« Le Crif n’a jamais fait gagner ou perdre une élection »

Le sociologue Samuel Ghiles-Meilhac analyse l’influence réelle de l’association sur la vie politique française.

Hicham Hamza  • 9 février 2012 abonné·es

À quoi sert le dîner du Crif ? 

Samuel Ghiles-Meilhac :** L’idée du dîner revient à Théo Klein, président de 1983 à 1989 de cet organisme rassemblant plus d’une soixantaine d’associations juives. En 1985, il souhaite créer un dialogue régulier entre la communauté juive organisée et le pouvoir politique. Le premier dîner, avec Laurent Fabius, inaugure ce qui devient progressivement un rituel à la fois communautaire et républicain. Dans les années 1990, alors que la Shoah prend une place considérable dans la société française, cette rencontre permet au personnel politique de gauche comme de droite, de « réparer l’histoire », de se rassembler autour de la mémoire des Juifs déportés en assumant les responsabilités de Vichy. Le dîner est aussi, surtout en période électorale, l’occasion pour des candidats d’envoyer des signaux à un hypothétique électorat juif et de profiter d’une séquence médiatique très forte.

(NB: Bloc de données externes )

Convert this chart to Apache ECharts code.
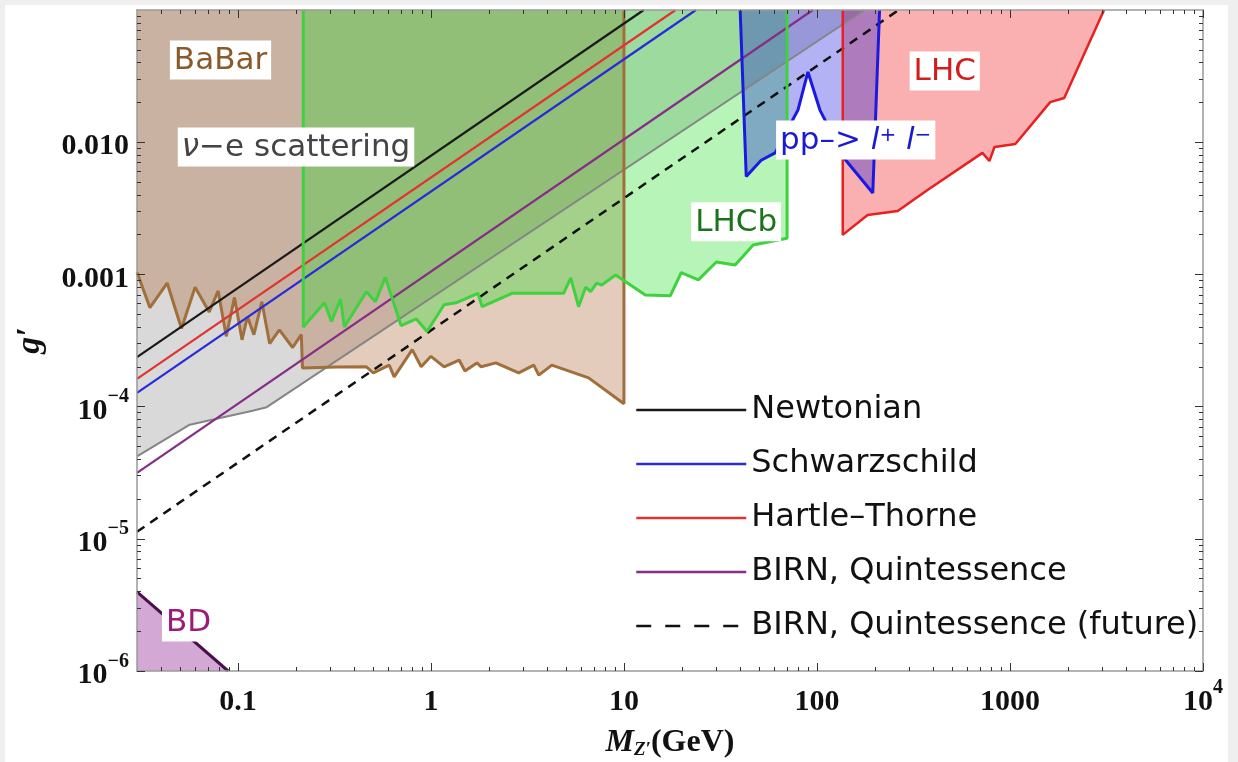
<!DOCTYPE html>
<html>
<head>
<meta charset="utf-8">
<title>g' vs M_Z'</title>
<script src="https://cdn.jsdelivr.net/npm/echarts@6/dist/echarts.min.js"></script>
<style>
  html, body { margin: 0; padding: 0; background: #efefef; }
  #chart { position: absolute; left: 5px; top: 5px; width: 1223px; height: 757px; background: #fff; }
</style>
</head>
<body>
<div id="chart"></div>
<script>
// axis range (log-log)
const xMin = 0.03, xMax = 10000;
const yMin = 1e-6, yMax = 0.1;
const xMajorTicks = [0.1, 1, 10, 100, 1000, 10000];
const yMajorTicks = [1e-6, 1e-5, 1e-4, 1e-3, 0.01];
const xDecades = [0.01, 0.1, 1, 10, 100, 1000];
const yDecades = [1e-6, 1e-5, 1e-4, 1e-3, 0.01];

// BaBar: lower edge of the excluded region (M in GeV, g')
const babarM = [0.030, 0.035, 0.043, 0.051, 0.060, 0.071, 0.079, 0.087, 0.096, 0.105, 0.112, 0.121, 0.133, 0.146, 0.164, 0.192, 0.213, 0.216, 0.324, 0.463, 0.503, 0.608, 0.645, 0.80, 0.89, 1.0, 1.17, 1.40, 1.50, 1.73, 1.82, 2.17, 2.85, 3.41, 3.62, 4.23, 6.56, 10, 10];
const babarG = [1.04e-3, 5.6e-4, 8.6e-4, 3.9e-4, 8.0e-4, 5.2e-4, 7.5e-4, 3.4e-4, 6.7e-4, 3.2e-4, 4.8e-4, 3.5e-4, 6.2e-4, 3.0e-4, 3.8e-4, 2.8e-4, 3.5e-4, 1.96e-4, 1.99e-4, 2.0e-4, 1.8e-4, 2.06e-4, 1.68e-4, 2.7e-4, 2.0e-4, 2.4e-4, 2.0e-4, 2.25e-4, 1.86e-4, 2.14e-4, 2.0e-4, 2.14e-4, 1.8e-4, 2.06e-4, 1.73e-4, 2.06e-4, 1.65e-4, 1.05e-4, 0.1];

// LHCb
const lhcbM = [0.218, 0.218, 0.255, 0.281, 0.305, 0.340, 0.356, 0.463, 0.515, 0.580, 0.70, 0.84, 0.955, 1.17, 1.35, 1.75, 1.84, 2.63, 4.87, 5.30, 5.82, 6.33, 6.72, 7.22, 7.66, 9.05, 10.2, 12.9, 17.4, 19.8, 24.3, 30.1, 37.7, 46.7, 70, 70];
const lhcbG = [0.1, 4.0e-4, 5.2e-4, 6.1e-4, 4.4e-4, 6.5e-4, 4.0e-4, 7.4e-4, 6.2e-4, 9.5e-4, 4.1e-4, 4.6e-4, 3.7e-4, 5.9e-4, 6.1e-4, 7.2e-4, 5.7e-4, 7.2e-4, 7.2e-4, 9.4e-4, 5.7e-4, 8.0e-4, 7.4e-4, 8.6e-4, 8.3e-4, 9.9e-4, 8.8e-4, 7.0e-4, 6.9e-4, 1.03e-3, 9.1e-4, 1.24e-3, 1.18e-3, 1.67e-3, 1.88e-3, 0.1];

// nu-e scattering (grey band, lower edge)
const nueM = [0.03, 0.0563, 0.119, 0.141, 176];
const nueG = [4.2e-5, 7.3e-5, 9.3e-5, 9.9e-5, 0.1];

// pp -> l+ l-
const ppM = [40.0, 43.0, 51.4, 60.7, 79.7, 89.8, 103.6, 141, 194.6, 211];
const ppG = [0.1, 5.5e-3, 7.3e-3, 8.3e-3, 0.0175, 0.034, 0.0175, 7.3e-3, 4.13e-3, 0.1];

// LHC
const lhcM = [136, 136, 183, 262, 374, 720, 782, 831, 1066, 1616, 1910, 3072];
const lhcG = [0.1, 1.99e-3, 2.81e-3, 3.02e-3, 4.35e-3, 8.3e-3, 7.2e-3, 9.2e-3, 9.7e-3, 0.0201, 0.0216, 0.1];

// BD (beam dump), filled below
const bdM = [0.03, 0.089];
const bdG = [3.96e-6, 1.0e-6];

// model bounds (straight lines, end points)
const newtonM = [0.03, 12.66];
const newtonG = [2.37e-4, 0.1];
const schwM = [0.03, 23.6];
const schwG = [1.27e-4, 0.1];
const hartleM = [0.03, 18.5];
const hartleG = [1.62e-4, 0.1];
const birnM = [0.03, 95.2];
const birnG = [3.15e-5, 0.1];
const futureM = [0.03, 265];
const futureG = [1.13e-5, 0.1];

const legendNames = ['Newtonian', 'Schwarzschild', 'Hartle\u2013Thorne', 'BIRN, Quintessence', 'BIRN, Quintessence (future)'];

// region labels
const annotations = [
  { text: 'BaBar', M: 0.0444, g: 0.0419, color: '#8b5a2b' },
  { text: '{i|\u03bd}\u2212e scattering', M: 0.0488, g: 0.0092, color: '#444444' },
  { text: 'LHCb', M: 22.3, g: 2.5e-3, color: '#1a751a' },
  { text: 'pp\u2013> {i|l}{sup|+} {i|l}{sup|\u2212}', M: 61.4, g: 0.0104, color: '#1a1ad0' },
  { text: 'LHC', M: 302, g: 0.0346, color: '#d41c1c' },
  { text: 'BD', M: 0.0404, g: 2.35e-6, color: '#9c1a78' }
];

const zip = (xs, ys) => xs.map((x, i) => [x, ys[i]]);

function minorTicks(decades, lo, hi) {
  const out = [];
  decades.forEach(d => {
    for (let k = 2; k <= 9; k++) {
      const v = +(d * k).toPrecision(6);
      if (v > lo * 1.001 && v < hi * 0.999) out.push(v);
    }
  });
  return out;
}
const xMinorTicks = minorTicks(xDecades, xMin, xMax);
const yMinorTicks = minorTicks(yDecades, yMin, yMax);

const axisGray = '#9a9a9a';
const tickColor = '#333';
const serif = 'Liberation Serif';
const sans = 'DejaVu Sans';
const numRich = {
  b: { fontFamily: serif, fontWeight: 'bold', fontSize: 30, color: '#111', verticalAlign: 'bottom', padding: [9, 0, 0, 0] },
  s: { fontFamily: serif, fontWeight: 'bold', fontSize: 20, color: '#111', verticalAlign: 'top' }
};

function xLabel(v) {
  if (v > 5000) return '{b|10}{s|4}';
  if (v < 0.5) return '{b|0.1}';
  return '{b|' + Math.round(v) + '}';
}
function yLabel(v) {
  if (v > 5e-4) return '{b|' + v.toFixed(3) + '}';
  const e = Math.round(Math.log10(v));
  return '{b|10}{s|\u2212' + (-e) + '}';
}

function mkX(pos, ticks, len, major, labels) {
  return {
    type: 'log', logBase: 10, min: xMin, max: xMax, position: pos, z: 10,
    axisLine: { show: major, lineStyle: { color: axisGray, width: 1.5 } },
    axisTick: { show: true, inside: true, length: len, customValues: ticks, lineStyle: { color: tickColor, width: 1 } },
    axisLabel: { show: labels, customValues: ticks, margin: 7, formatter: xLabel, rich: numRich },
    splitLine: { show: false }, minorTick: { show: false }, minorSplitLine: { show: false }
  };
}
function mkY(pos, ticks, len, major, labels) {
  return {
    type: 'log', logBase: 10, min: yMin, max: yMax, position: pos, z: 10,
    axisLine: { show: major, lineStyle: { color: axisGray, width: 1.5 } },
    axisTick: { show: true, inside: true, length: len, customValues: ticks, lineStyle: { color: tickColor, width: 1 } },
    axisLabel: { show: labels, customValues: ticks, margin: 8, formatter: yLabel, rich: numRich },
    splitLine: { show: false }, minorTick: { show: false }, minorSplitLine: { show: false }
  };
}

const xAxes = [
  mkX('bottom', xMajorTicks, 8, true, true),
  mkX('bottom', xMinorTicks, 4, false, false),
  mkX('top', xMajorTicks, 8, true, false),
  mkX('top', xMinorTicks, 4, false, false)
];
Object.assign(xAxes[0], {
  name: '{i|M}{sub|Z\u2032}{b|(GeV)}',
  nameLocation: 'middle',
  nameGap: 56,
  nameTextStyle: {
    rich: {
      i: { fontFamily: serif, fontStyle: 'italic', fontWeight: 'bold', fontSize: 32, color: '#111', verticalAlign: 'top' },
      sub: { fontFamily: serif, fontStyle: 'italic', fontWeight: 'bold', fontSize: 19, color: '#111', verticalAlign: 'bottom', padding: [14, 0, 0, 0] },
      b: { fontFamily: serif, fontWeight: 'bold', fontSize: 32, color: '#111', verticalAlign: 'top' }
    }
  }
});

const yAxes = [
  mkY('left', yMajorTicks, 8, true, true),
  mkY('left', yMinorTicks, 4, false, false),
  mkY('right', yMajorTicks, 8, true, false),
  mkY('right', yMinorTicks, 4, false, false)
];
Object.assign(yAxes[0], {
  name: 'g\u2032',
  nameLocation: 'middle',
  nameGap: 90,
  nameRotate: 90,
  nameTextStyle: { fontFamily: serif, fontStyle: 'italic', fontWeight: 'bold', fontSize: 34, color: '#111' }
});

function region(name, xs, ys, edge, fill, origin, width) {
  return {
    name: name, type: 'line', data: zip(xs, ys), symbol: 'none', silent: true,
    lineStyle: { color: edge, width: width },
    areaStyle: { color: fill, origin: origin, opacity: 1 }
  };
}
function bound(name, xs, ys, color, dashed) {
  return {
    name: name, type: 'line', data: zip(xs, ys), symbol: 'none', silent: true,
    itemStyle: { color: color },
    lineStyle: { color: color, width: dashed ? 2.5 : 2.2, type: dashed ? [9, 7] : 'solid' }
  };
}

const series = [
  region('nu-e', nueM, nueG, '#858585', 'rgba(128,128,128,0.3)', 'end', 2),
  region('BaBar', babarM, babarG, '#a06f3c', 'rgba(170,100,50,0.33)', 'end', 3),
  bound(legendNames[0], newtonM, newtonG, '#1a1a1a', false),
  bound(legendNames[1], schwM, schwG, '#2a2ad8', false),
  bound(legendNames[2], hartleM, hartleG, '#e03434', false),
  bound(legendNames[3], birnM, birnG, '#862d86', false),
  bound(legendNames[4], futureM, futureG, '#111', true),
  region('LHCb', lhcbM, lhcbG, '#3ed23e', 'rgba(30,220,30,0.32)', 'end', 3),
  region('LHC', lhcM, lhcG, '#e82020', 'rgba(240,0,0,0.31)', 'end', 2.5),
  region('pp', ppM, ppG, '#1a1ae0', 'rgba(0,0,220,0.3)', 'end', 3),
  region('BD', bdM, bdG, '#4a104a', 'rgba(128,0,128,0.34)', 'start', 3),
  {
    name: 'labels', type: 'scatter', symbolSize: 0, silent: true, z: 12,
    itemStyle: { opacity: 1 },
    data: annotations.map(a => ({ value: [a.M, a.g], label: { formatter: a.text, color: a.color } })),
    label: {
      show: true, position: 'right', distance: 0, opacity: 1,
      backgroundColor: '#ffffff', padding: [5, 4, 3, 4],
      fontFamily: sans, fontSize: 31,
      rich: {
        i: { fontFamily: sans, fontStyle: 'italic', fontSize: 31 },
        sup: { fontFamily: sans, fontSize: 20, verticalAlign: 'top' }
      }
    }
  }
];

// legend entries; the future bound gets a coarser dash in the key
const legendData = legendNames.map((n, i) => i === 4
  ? { name: n, lineStyle: { type: [15, 14], width: 2.5 } }
  : { name: n });

const chart = echarts.init(document.getElementById('chart'), null, { renderer: 'canvas' });
chart.setOption({
  animation: false,
  backgroundColor: '#fff',
  grid: { left: 132, right: 25, top: 5, bottom: 91, containLabel: false, outerBoundsMode: 'none' },
  legend: {
    data: legendData,
    orient: 'vertical',
    left: 625, top: 383,
    itemWidth: 110, itemHeight: 14, itemGap: 20,
    selectedMode: false,
    itemStyle: { opacity: 0 },
    lineStyle: { width: 2.5 },
    textStyle: { fontFamily: sans, fontSize: 32, color: '#111', lineHeight: 34 }
  },
  xAxis: xAxes,
  yAxis: yAxes,
  series: series
});
</script>
</body>
</html>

Comment expliquez-vous son succès croissant dans la vie politique française ?   

Lors du premier dîner, il y a cinquante invités dans une salle du Sénat. On trouve ensuite quelques lignes dans la presse écrite, mais pas un mot à la télévision. C’est au fil des années 1990 que les invités se diversifient : personnalités religieuses de toutes les confessions, ­leaders ­politiques, diplomates de tous les horizons… Est-ce la culpabilité liée à Vichy, l’idée que les Juifs ont une place particulière dans l’histoire du pays ou la recherche des médias dans une rencontre mondaine hors normes qui attirent cette foule ? Tous ces facteurs jouent, aussi différents soient-ils.

L’alignement sur les positions du gouvernement israélien ne dessert-il pas la cohésion de la communauté juive ?

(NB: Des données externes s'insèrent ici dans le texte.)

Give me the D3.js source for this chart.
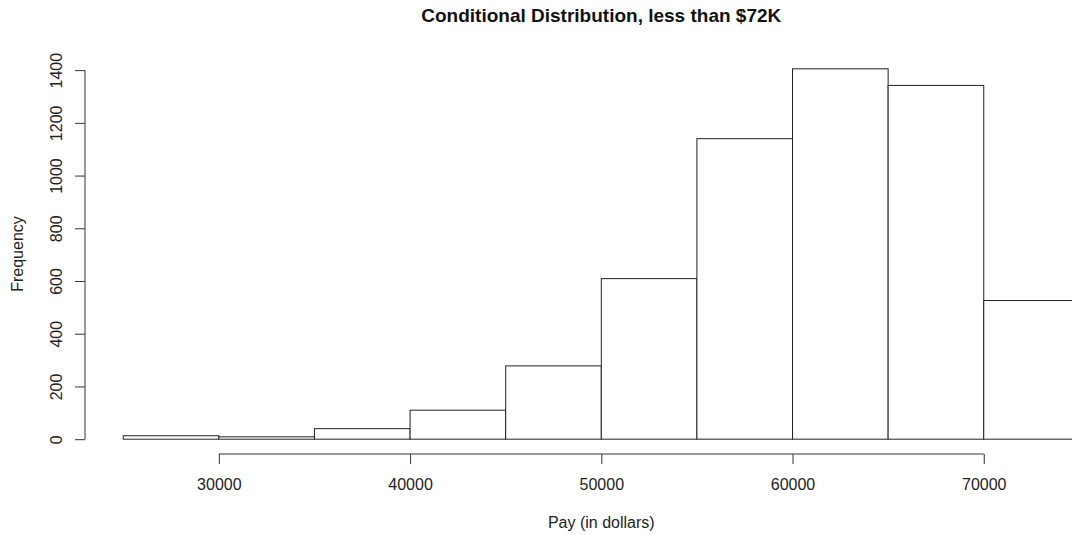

Le soutien politique aux orientations gouvernementales israéliennes est la traduction que donne le Crif à la solidarité et à l’attachement que vivent une très forte majorité de Juifs avec Israël. Cela pose effectivement une autre question : est-ce le rôle d’un organisme dit représentatif du judaïsme français de défendre des politiques sur lesquelles il n’a aucune influence ?
Il faut garder à l’esprit que, en dehors d’une courte exception en 1999 et 2000, que je décris dans mon livre, tous les présidents du Crif ont défendu la politique israélienne. Au premier dîner de 1985, Théo Klein critique le vote français à l’ONU contre Israël à la suite du bombardement du quartier général de l’OLP à Tunis…

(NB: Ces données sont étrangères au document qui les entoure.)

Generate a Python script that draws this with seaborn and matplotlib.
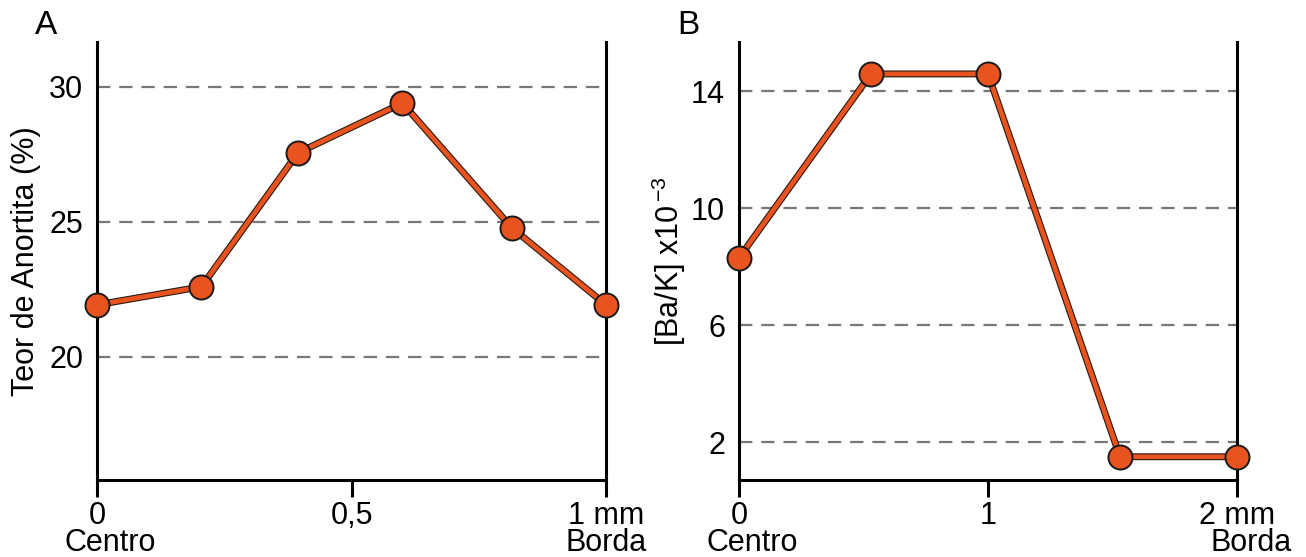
import seaborn as sns
import pandas as pd
import matplotlib.pyplot as plt
import matplotlib.patheffects as pe

# dados do painel A (teor de anortita)
dist_a = [0, 0.205, 0.395, 0.6, 0.815, 1.0]
anortita = [21.93, 22.6, 27.56, 29.4, 24.78, 21.93]

# dados do painel B (razao Ba/K)
dist_b = [0, 0.53, 1.0, 1.53, 2.0]
ba_k = [8.3, 14.6, 14.6, 1.5, 1.5]

df_a = pd.DataFrame({"x": dist_a, "y": anortita})
df_b = pd.DataFrame({"x": dist_b, "y": ba_k})

sns.set_style("white")
plt.rcParams['font.family'] = ['Liberation Sans', 'DejaVu Sans']
plt.rcParams['text.color'] = "black"
plt.rcParams['axes.labelcolor'] = "black"
plt.rcParams['xtick.color'] = "black"
plt.rcParams['ytick.color'] = "black"

laranja = "#E8531F"
fig = plt.figure(figsize=(13.06, 5.57), dpi=100)
ax_a = fig.add_axes([0.0743, 0.138, 0.3897, 0.787])
ax_b = fig.add_axes([0.5658, 0.138, 0.3814, 0.787])

for ax, df in [(ax_a, df_a), (ax_b, df_b)]:
    # linha laranja com contorno escuro
    sns.lineplot(x="x", y="y", data=df, ax=ax, color=laranja, lw=3.4, zorder=4,
                 path_effects=[pe.Stroke(linewidth=5.0, foreground="#2a1a10"), pe.Normal()])
    ax.lines[0].set_clip_on(False)
    # pontos
    sns.scatterplot(x="x", y="y", data=df, ax=ax, color=laranja, s=300,
                    edgecolor="#1a1a1a", linewidth=1.4, zorder=5, clip_on=False)
    for s in ["left", "right", "bottom"]:
        ax.spines[s].set_visible(True)
        ax.spines[s].set_color("black")
        ax.spines[s].set_linewidth(2.2)
    ax.spines["top"].set_visible(False)
    ax.tick_params(axis="y", length=0, labelsize=22, pad=10)
    ax.tick_params(axis="x", length=12, width=2.2, direction="out", labelsize=22, pad=3, bottom=True)
    ax.set_xlabel("")

# painel A
ax_a.set_xlim(0, 1)
ax_a.set_ylim(15.44, 31.67)
ax_a.set_xticks([0, 0.5, 1])
ax_a.set_xticklabels(["0", "0,5", "1 mm"])
ax_a.set_yticks([20, 25, 30])
for v in [20, 25, 30]:
    ax_a.axhline(v, color="#777777", lw=1.6, ls=(0, (6, 4)), zorder=1)
ax_a.set_ylabel("Teor de Anortita (%)", fontsize=22, labelpad=6)
ax_a.text(0.026, -0.144, "Centro", transform=ax_a.transAxes, fontsize=22, ha="center", va="center")
ax_a.text(1.0, -0.144, "Borda", transform=ax_a.transAxes, fontsize=22, ha="center", va="center")
fig.text(0.035, 0.955, "A", fontsize=24, ha="center", va="center")

# painel B
ax_b.set_xlim(0, 2)
ax_b.set_ylim(0.7, 15.7)
ax_b.set_xticks([0, 1, 2])
ax_b.set_xticklabels(["0", "1", "2 mm"])
ax_b.set_yticks([2, 6, 10, 14])
for v in [2, 6, 10, 14]:
    ax_b.axhline(v, color="#777777", lw=1.6, ls=(0, (6, 4)), zorder=1)
ax_b.set_ylabel(r"[Ba/K] x10$^{\,\mathregular{-3}}$", fontsize=22, labelpad=2)
ax_b.text(0.026, -0.144, "Centro", transform=ax_b.transAxes, fontsize=22, ha="center", va="center")
ax_b.text(1.028, -0.144, "Borda", transform=ax_b.transAxes, fontsize=22, ha="center", va="center")
fig.text(0.527, 0.955, "B", fontsize=24, ha="center", va="center")

plt.savefig("out.png", dpi=100)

Quelle influence le comité directeur du Crif, très marqué à droite, peut-il exercer sur l’élection présidentielle ?   

Influence sur qui : les candidats ou les électeurs ? Le Crif n’a jamais fait élire ou perdre un candidat, et lorsqu’en 1981 le Renouveau juif, alors dirigé par Henri Hajdenberg, a appelé à un « vote sanction » contre Valéry Giscard d’Estaing, critiqué comme menant une politique étrangère hostile à Israël et montrant peu de sensibilité à la lutte contre l’antisémitisme (notamment lors de l’attentat contre la synagogue de la rue Copernic), le Crif était opposé à cette idée d’un vote communautaire. Ce qui est certain, c’est qu’en invitant le président de la République depuis 2008, les institutions juives donnent une tribune à celui qui sera certainement candidat. Comment ne pas apparaître à la remorque de Nicolas Sarkozy ?

Le Crif est-il un « lobby » ?

Un groupe, une association cherchant à se faire entendre sur certains enjeux par les pouvoirs publics adopte les stratégies d’un lobby. En France, on associe ce mot à une logique malfaisante, toute-puissante et antidémocratique, ce qui empêche d’analyser sereinement les stratégies des uns et des autres. Le Crif mène des activités de lobbying, parfois avec succès, souvent en rencontrant des échecs.

Le succès ne doit pas faire oublier une réalité très politique : sur l’année écoulée, le Crif a été un lobby couronné d’échecs, du vote de la France en faveur de la Palestine à l’Unesco en passant par le désaveu du Conseil supérieur de l’audiovisuel sur la polémique concernant une émission de France 2[^2].

[^2]: « Un œil sur la planète », diffusé le 3 octobre 2011.